Six strings will do, but perhaps the ideal is eleven. With bass courses tuned scale-wise downward.

The fucking dog took one of my socks. Just one. I'd rather she took both of them.

Everything is a coincidence.

They tried to have one of their friends (for lack of a better word,) impersonate a doctor to give one of the nurses phone orders for intravenous dilaudid. The scheme didn't work. This is the kind of bullshit nurses have to put up with.

Schools are mostly comprised of empty space. If I were a teacher, I'd have my students use all the space they possibly could, for doing things.

Somewhere, there is a desert that is only one rainstorm away from not being a desert anymore. Lately I feel like I might be living in just such a place.

If pain did not exist, somebody would invent it.

Thursday, March 04, 2010


The guitar is the most beautiful instrument.

I have had many musician friends who who scratch their heads in puzzlement over that statement. Maybe they don't get the rather small sound, or the repertoire of mostly short concert pieces and etudes. Maybe it's the whole rock music electric thing that throws them off; violinists and pianists are found among rock musicians, but it's a guitar-based style for sure.
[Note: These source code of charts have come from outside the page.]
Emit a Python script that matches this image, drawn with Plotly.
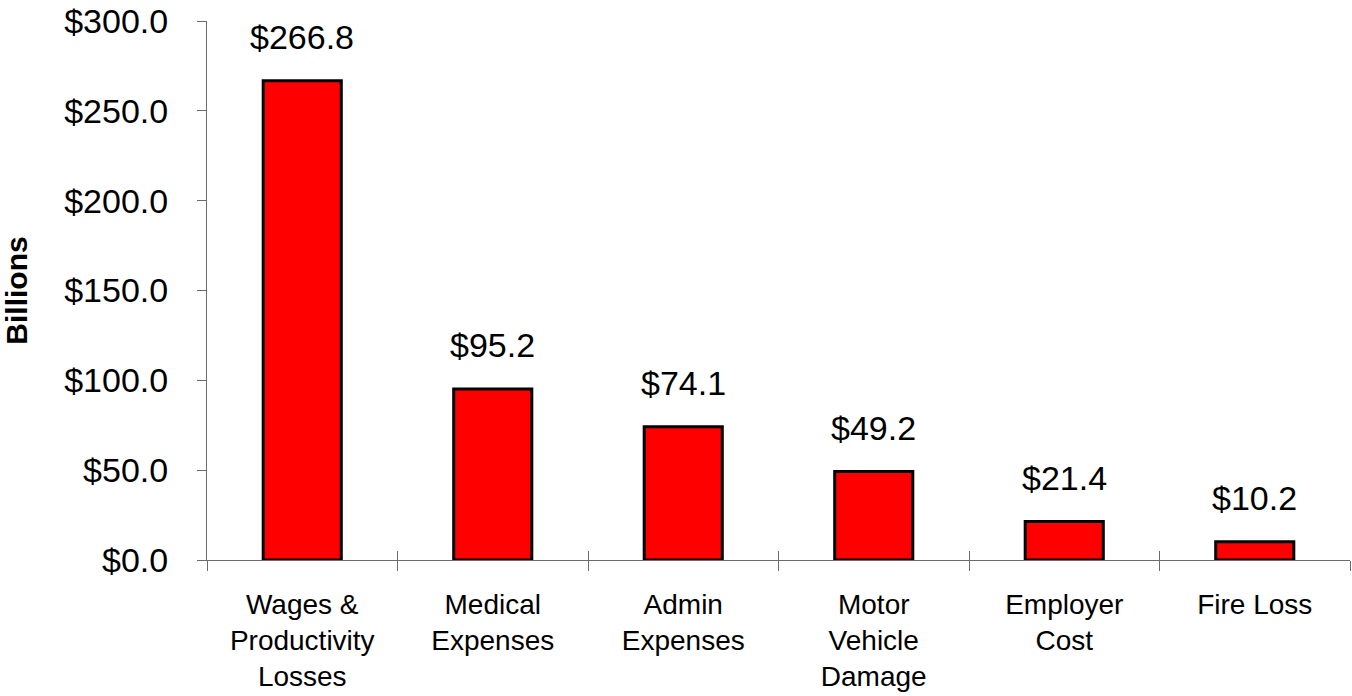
import plotly.graph_objects as go

categories = ["Wages &<br>Productivity<br>Losses", "Medical<br>Expenses", "Admin<br>Expenses",
              "Motor<br>Vehicle<br>Damage", "Employer<br>Cost", "Fire Loss"]
values = [266.8, 95.2, 74.1, 49.2, 21.4, 10.2]
tick_vals = [0, 50, 100, 150, 200, 250, 300]
tick_text = ["$0.0", "$50.0", "$100.0", "$150.0", "$200.0", "$250.0", "$300.0"]
labels = ["$%.1f" % v for v in values]

FONT = "Arial, Liberation Sans, sans-serif"
AXIS_COLOR = "#6b6b6b"

fig = go.Figure()
fig.add_trace(go.Bar(
    x=categories, y=values,
    marker=dict(color="#FF0000", line=dict(color="black", width=3)),
    hoverinfo="x+y",
))
# invisible trace on overlay axis for crossing ticks
fig.add_trace(go.Bar(x=categories, y=values, xaxis="x2", opacity=0,
                     hoverinfo="skip", showlegend=False))

for c, v, t in zip(categories, values, labels):
    fig.add_annotation(x=c, y=v, text=t, showarrow=False, yanchor="bottom",
                       yshift=23, font=dict(family=FONT, size=34, color="black"))

fig.update_layout(
    width=1352, height=696,
    margin=dict(l=207, r=2, t=18, b=136),
    paper_bgcolor="white", plot_bgcolor="white",
    showlegend=False,
    bargap=0.59,
    font=dict(family=FONT, color="black"),
    xaxis=dict(
        type="category", range=[-0.5, 5.5],
        showline=True, linecolor=AXIS_COLOR, linewidth=1,
        ticks="outside", ticklen=10, tickcolor=AXIS_COLOR, tickwidth=1,
        tickson="boundaries",
        tickfont=dict(family=FONT, size=28, color="black"),
        ticklabelstandoff=19,
        showgrid=False, zeroline=False,
    ),
    xaxis2=dict(
        type="category", range=[-0.5, 5.5], overlaying="x", side="bottom",
        matches="x",
        showline=False, ticks="inside", ticklen=9, tickcolor=AXIS_COLOR, tickwidth=1,
        tickson="boundaries", showticklabels=False, showgrid=False, zeroline=False,
    ),
    yaxis=dict(
        range=[0, 300.001], tickvals=tick_vals, ticktext=tick_text,
        showline=True, linecolor=AXIS_COLOR, linewidth=1,
        ticks="outside", ticklen=9, tickcolor=AXIS_COLOR, tickwidth=1,
        tickfont=dict(family=FONT, size=34, color="black"),
        ticklabelstandoff=22, ticklabeloverflow="allow",
        showgrid=False, zeroline=False,
        title=dict(text="<b>Billions</b>", font=dict(family=FONT, size=30, color="black"),
                   standoff=30),
    ),
)

fig.write_html("out.html", config={"displayModeBar": False},
               post_script="document.body.style.margin='0px';")
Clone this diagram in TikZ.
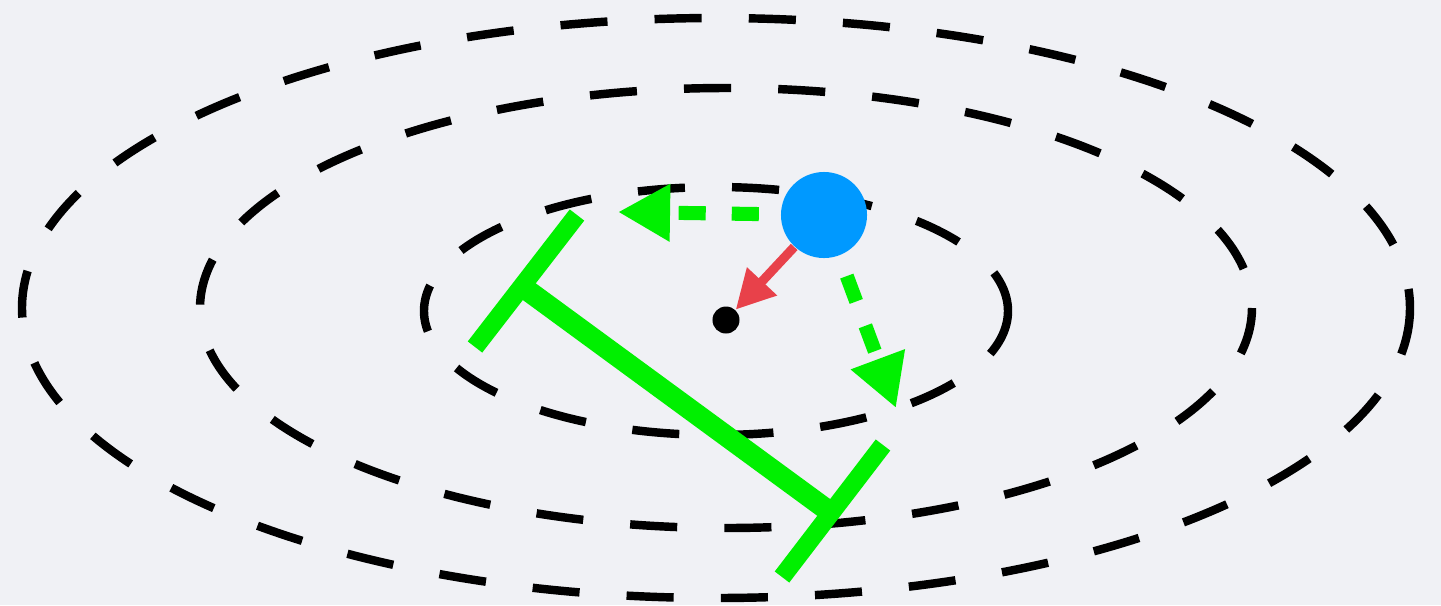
\documentclass[tikz,border=0pt]{standalone}
\usepackage{tikz}
\usetikzlibrary{arrows.meta}
\definecolor{bgcol}{RGB}{240,241,245}
\definecolor{ballblue}{RGB}{0,153,255}
\definecolor{pullred}{RGB}{232,65,74}
\definecolor{barcol}{RGB}{0,240,0}

\begin{document}
\begin{tikzpicture}[x=0.01cm, y=-0.01cm,
  level/.style={draw=black, line width=2.4pt, dash pattern=on 13.4pt off 13.4pt},
  ball/.style={circle, fill=ballblue, inner sep=0pt, minimum size=0.86cm},
  centre/.style={circle, fill=black, inner sep=0pt, minimum size=0.27cm},
  pull/.style={draw=pullred, line width=2.6pt, -{Triangle[length=11pt, width=11pt]}},
  move/.style={draw=barcol, line width=4pt, dash pattern=on 7.7pt off 7.4pt,
    dash phase=9pt, -{Triangle[length=14.8pt, width=15.4pt]}},
  bar/.style={draw=barcol, line width=6pt},
  barend/.style={draw=barcol, line width=5.2pt}]
\fill[bgcol] (0,0) rectangle (1441,605);
\useasboundingbox (0,0) rectangle (1441,605);
% level sets
\draw[level] (716,308) ellipse [x radius=694, y radius=290];
\draw[level] (726,308) ellipse [x radius=526, y radius=220];
\draw[level] (716,311) ellipse [x radius=292, y radius=124];
% distance bar
\draw[bar] (527,290) -- (830,512);
\draw[barend] (577,215) -- (475,347);
\draw[barend] (883,445) -- (782,577);
% point and minimum
\node[centre] (dot) at (726,320) {};
\node[ball] (pt) at (824,215) {};
\coordinate (tipL) at (618,212);
\coordinate (tipR) at (896,408);
\draw[pull] (pt) -- (dot);
\draw[move] (pt) -- (tipL);
\draw[move] (pt) -- (tipR);
\end{tikzpicture}
\end{document}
For me, since I was a teenager, it had been the classical guitar.

It's like holding an orchestra in your arms, it's so colorful. The instrument that seems closest in ability to express different colors is to me the oboe, on which every note seems to have its own distinct vowel sound. I've always liked that, and I could never understand why anyone would want to even out that difference between each note on their instrument, as many are instructed to try to do.

The guitar is, fortunately, a contrapuntal instrument. Like a piano, but without that instrument's incredible ability to generate different lines in music. And the guitar has a huge repertoire, if you include all the lute music from the Renaissance and Baroque period that can be made to fit under the player's fingers. Having said that, we guitarists are always stealing music from other instruments' repertoires. I've played Chopin piano pieces, Bach solo violin music, and Mozart opera arias transcribed for the guitar, and I must say these things sound beautiful on the instrument.